A response to ‘apocalyptic’ change narratives
Some people love horror movies. They enjoy the adrenaline pumping through them as they imagine themselves the victims of some malign character or force, all the while knowing that it is a fantasy – a waking dream from which they will wake when the movie ends.
There is an echo of this mindset in the ‘real world’ when change agents interpret the injunction to first create a sense of urgency (Step 1 of Kotter’s 8 step change model) as an invitation to frame the case for change using fear as the driver. Some like to refer to “the burning platform” as a way of invoking a commitment to change, while others encourage leaders to “never waste a crisis (and if you don’t have one, go and create one)“.
The main problem with fear being the driver is that it encourages people to focus on moving away from problems, rather than towards inspiring goals. There is a fundamental difference in the mindset of a group when it is motivated by adding value rather than running from threats, especially when fear and stress impede creativity.
The innovation (value-adding) problem was recently highlighted by ANZ Bank chairman David Gonski. The Age reports him saying that risk-taking has become a career danger for professional directors, as a new AICD / University of Sydney report – Driving Innovation – blamed a focus on compliance as one reason Australian boards were failing to prioritise innovation.
Directors of both commercial and non-for-profit entities do need to take account of risks when making decisions, but this will desirably be embedded in decision-making focused on adding value.
Every decision made by the board and management involves a trade-off between benefits, costs and risk. Where the ‘sweet spot’ can be agreed in this trade-off, the board can and should commit to the proposed innovation. Where the cost or risks outweigh the benefits, then they should not proceed.
When focusing on value, this model offered by Deloitte is helpful.
Strategic decision-making not only needs to assess emerging client and business needs and opportunities, but also to answer the value-adding questions:
- What can we do more of?
- What can we do better? and
- What should we do differently?
In doing so, there will also be a need to balance workloads and resource allocation by identifying:
- What should we do less of? and
- What should we cease doing?
Not-for-profits are bound by more than historical conventions. They are only allowed to operate within a regulated environment when they comply with specific obligations. Directors are held to high standards by regulators, the media and the wider community, and it is not surprising therefore that they are ‘careful’.

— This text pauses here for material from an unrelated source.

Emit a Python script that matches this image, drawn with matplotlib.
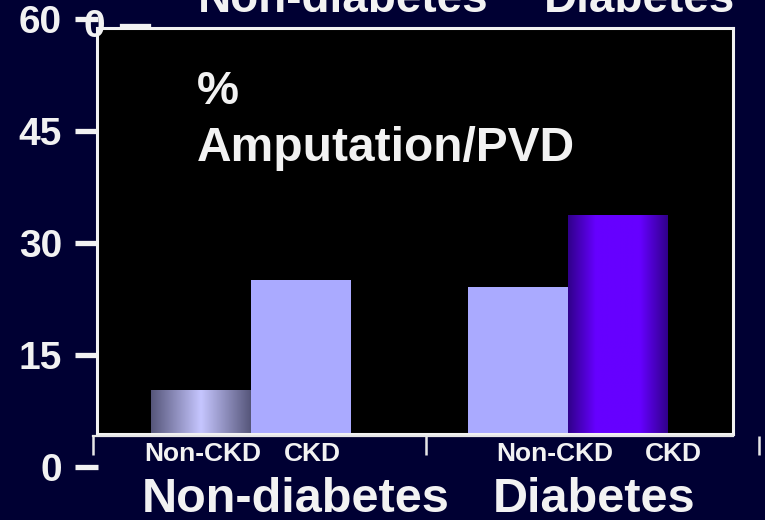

In professional associations, they are even more inclined to caution because they are acutely aware that they represent their entire membership. Consequently, they tend to make more conservative decisions than they might in their own practices or businesses. Promoting their fear is only likely to make them more risk averse, and therefore, less innovative.
Fear of organisational redundancy is a much less inspiring driver than an aspiration to deliver better value and more relevant services to members.
In my view, just as directors have a responsibility to focus on adding value for their members, those advising boards on strategy and innovation would frame their (often valid) improvement suggestions more constructively, if they too focused on adding value (being solution oriented) rather than using fear (being problem oriented) as the change driver.